─── Available data ───

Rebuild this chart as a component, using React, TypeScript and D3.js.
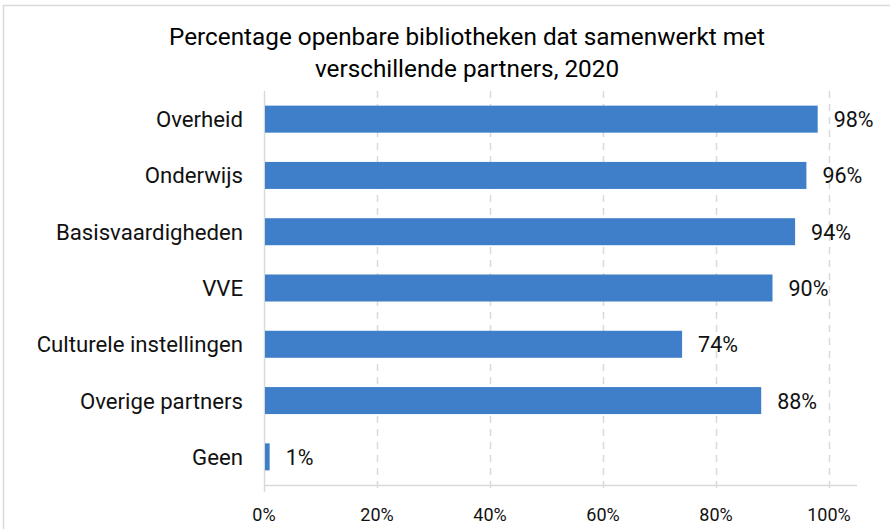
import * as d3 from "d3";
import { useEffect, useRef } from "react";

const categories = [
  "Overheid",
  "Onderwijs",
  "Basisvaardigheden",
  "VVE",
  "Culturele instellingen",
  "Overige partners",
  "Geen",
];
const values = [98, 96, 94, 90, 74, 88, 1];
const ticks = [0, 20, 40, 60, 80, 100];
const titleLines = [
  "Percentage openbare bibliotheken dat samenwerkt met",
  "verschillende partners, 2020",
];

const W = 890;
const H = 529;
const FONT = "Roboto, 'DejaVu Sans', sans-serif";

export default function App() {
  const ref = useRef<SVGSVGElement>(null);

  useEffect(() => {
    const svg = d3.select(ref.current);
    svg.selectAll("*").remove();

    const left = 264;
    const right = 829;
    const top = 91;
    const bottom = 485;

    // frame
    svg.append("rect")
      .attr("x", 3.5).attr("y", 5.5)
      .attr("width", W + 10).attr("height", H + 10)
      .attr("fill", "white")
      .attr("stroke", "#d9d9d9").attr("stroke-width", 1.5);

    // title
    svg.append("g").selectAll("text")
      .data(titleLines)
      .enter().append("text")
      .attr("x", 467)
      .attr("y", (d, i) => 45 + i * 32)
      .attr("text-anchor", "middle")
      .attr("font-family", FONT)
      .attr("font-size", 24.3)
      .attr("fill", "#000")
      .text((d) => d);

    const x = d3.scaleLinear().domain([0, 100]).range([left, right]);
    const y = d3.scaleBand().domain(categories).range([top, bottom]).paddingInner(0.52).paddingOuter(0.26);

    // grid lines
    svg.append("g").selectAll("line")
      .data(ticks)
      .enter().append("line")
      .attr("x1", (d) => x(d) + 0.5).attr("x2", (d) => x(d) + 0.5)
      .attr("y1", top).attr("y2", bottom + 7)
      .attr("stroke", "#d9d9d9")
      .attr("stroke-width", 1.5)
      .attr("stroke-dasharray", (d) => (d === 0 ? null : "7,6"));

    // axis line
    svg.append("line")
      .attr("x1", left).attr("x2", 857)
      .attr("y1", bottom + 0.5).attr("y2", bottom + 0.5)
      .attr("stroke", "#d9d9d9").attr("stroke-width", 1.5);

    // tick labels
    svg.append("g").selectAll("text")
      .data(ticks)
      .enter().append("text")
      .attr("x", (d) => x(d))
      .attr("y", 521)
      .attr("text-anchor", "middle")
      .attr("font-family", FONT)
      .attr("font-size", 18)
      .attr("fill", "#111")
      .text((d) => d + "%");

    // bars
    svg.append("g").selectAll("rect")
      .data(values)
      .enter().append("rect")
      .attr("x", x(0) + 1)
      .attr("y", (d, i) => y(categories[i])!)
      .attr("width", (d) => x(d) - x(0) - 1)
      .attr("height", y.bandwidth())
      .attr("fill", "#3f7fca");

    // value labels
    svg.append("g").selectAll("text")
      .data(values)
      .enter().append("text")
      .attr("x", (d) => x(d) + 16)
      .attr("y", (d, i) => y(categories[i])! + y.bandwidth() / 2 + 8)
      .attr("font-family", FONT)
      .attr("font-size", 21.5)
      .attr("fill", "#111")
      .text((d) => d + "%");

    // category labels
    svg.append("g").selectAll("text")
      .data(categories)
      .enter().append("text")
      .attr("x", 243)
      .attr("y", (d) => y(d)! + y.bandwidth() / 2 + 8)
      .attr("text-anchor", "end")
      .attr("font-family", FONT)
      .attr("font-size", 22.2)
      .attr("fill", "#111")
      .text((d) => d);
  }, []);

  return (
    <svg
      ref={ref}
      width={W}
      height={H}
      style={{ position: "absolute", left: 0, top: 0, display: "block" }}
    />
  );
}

───

> **Your instructions**:
The lines from the start of the data through the line that contains "(d === 0 ? null" are to be returned exactly, please, with both ends included and every picture left out.

> **Expected answer**:
Rebuild this chart as a component, using React, TypeScript and D3.js.
import * as d3 from "d3";
import { useEffect, useRef } from "react";

const categories = [
  "Overheid",
  "Onderwijs",
  "Basisvaardigheden",
  "VVE",
  "Culturele instellingen",
  "Overige partners",
  "Geen",
];
const values = [98, 96, 94, 90, 74, 88, 1];
const ticks = [0, 20, 40, 60, 80, 100];
const titleLines = [
  "Percentage openbare bibliotheken dat samenwerkt met",
  "verschillende partners, 2020",
];

const W = 890;
const H = 529;
const FONT = "Roboto, 'DejaVu Sans', sans-serif";

export default function App() {
  const ref = useRef<SVGSVGElement>(null);

  useEffect(() => {
    const svg = d3.select(ref.current);
    svg.selectAll("*").remove();

    const left = 264;
    const right = 829;
    const top = 91;
    const bottom = 485;

    // frame
    svg.append("rect")
      .attr("x", 3.5).attr("y", 5.5)
      .attr("width", W + 10).attr("height", H + 10)
      .attr("fill", "white")
      .attr("stroke", "#d9d9d9").attr("stroke-width", 1.5);

    // title
    svg.append("g").selectAll("text")
      .data(titleLines)
      .enter().append("text")
      .attr("x", 467)
      .attr("y", (d, i) => 45 + i * 32)
      .attr("text-anchor", "middle")
      .attr("font-family", FONT)
      .attr("font-size", 24.3)
      .attr("fill", "#000")
      .text((d) => d);

    const x = d3.scaleLinear().domain([0, 100]).range([left, right]);
    const y = d3.scaleBand().domain(categories).range([top, bottom]).paddingInner(0.52).paddingOuter(0.26);

    // grid lines
    svg.append("g").selectAll("line")
      .data(ticks)
      .enter().append("line")
      .attr("x1", (d) => x(d) + 0.5).attr("x2", (d) => x(d) + 0.5)
      .attr("y1", top).attr("y2", bottom + 7)
      .attr("stroke", "#d9d9d9")
      .attr("stroke-width", 1.5)
      .attr("stroke-dasharray", (d) => (d === 0 ? null : "7,6"));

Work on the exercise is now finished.